China’s economy picked up pace in the first quarter of the year, growing 5% compared to the same period last year, as it largely withstood the early effects of the Iran war, according to official data released .
The January–March figures, which cover the period when the conflict began, came in stronger than economists had predicted and improved from the 4.5% growth recorded in the previous October–December quarter.
On a quarterly basis, the economy expanded by 1.3% in the first three months, marking its fastest growth rate in a year.
Experts say China, the world’s second-largest economy, is likely to manage the short-term impact of the war, now in its seventh week. However, rising energy prices driven by the conflict are adding to inflation pressures and weighing on global growth. Over time, weaker global demand could affect Chinese exports.
The International Monetary Fund recently lowered its 2026 growth forecast for China to 4.4%, reflecting broader global economic concerns linked to the conflict. Chinese authorities had earlier set a growth target of 4.5% to 5% for this year, the lowest since 1991.
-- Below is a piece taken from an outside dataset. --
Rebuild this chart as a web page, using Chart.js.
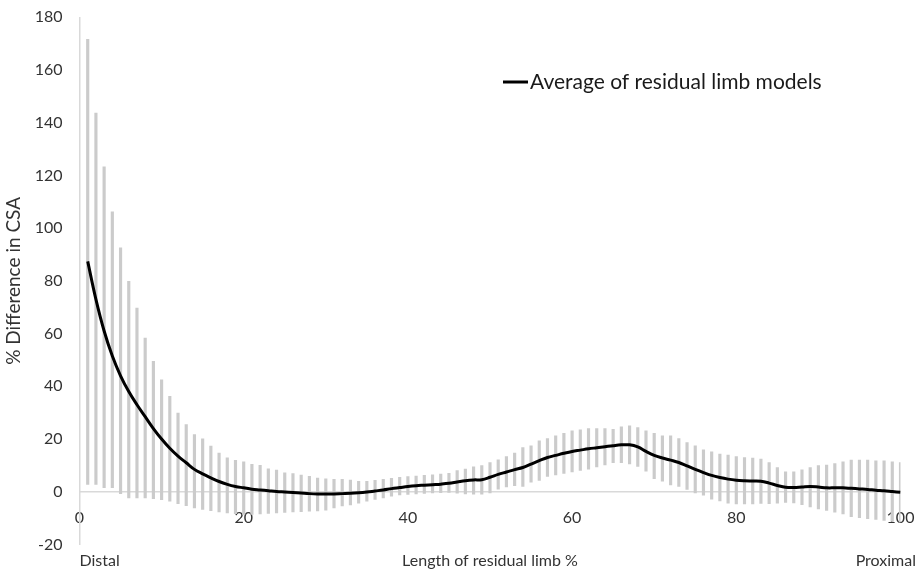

“China can likely weather short term disruptions, but a prolonged war and sustained high energy prices could begin to slow growth in the second half of the year,” said Lynn Song.
Separate data released showed China’s industrial output rose 5.7% in March from a year earlier, beating expectations as global demand for electronics, vehicles, semiconductors and robotics remained strong.
However, retail sales increased by just 1.7%, falling short of forecasts and slowing from 2.8% growth in the first two months of the year, highlighting weak domestic consumer demand.
China’s prolonged real estate downturn has continued to hurt consumer and investor confidence. Still, the country achieved around 5% growth last year, supported by strong exports that pushed its trade surplus to nearly $1.2 trillion, despite higher tariffs imposed by US President Donald Trump.
Economists say exports will remain a key driver of China’s economy this year, but heavy reliance on them could pose risks.
“The lack of a quick resolution to the Iran war is likely to slow global growth, reducing other countries’ capacity to import Chinese goods,” said Eswar Prasad.
He added that as countries focus on protecting their own economies from the impact of the conflict, demand for Chinese imports is likely to weaken.
China reported earlier this week that exports grew 2.5% in March compared to a year earlier, a noticeable slowdown from the previous two months, partly due to seasonal factors.
While economists believe China could still meet its annual growth target through policy support, concerns remain. Increased public investment may help sustain overall growth, but without stronger consumer demand, it could deepen deflation risks and further increase dependence on exports.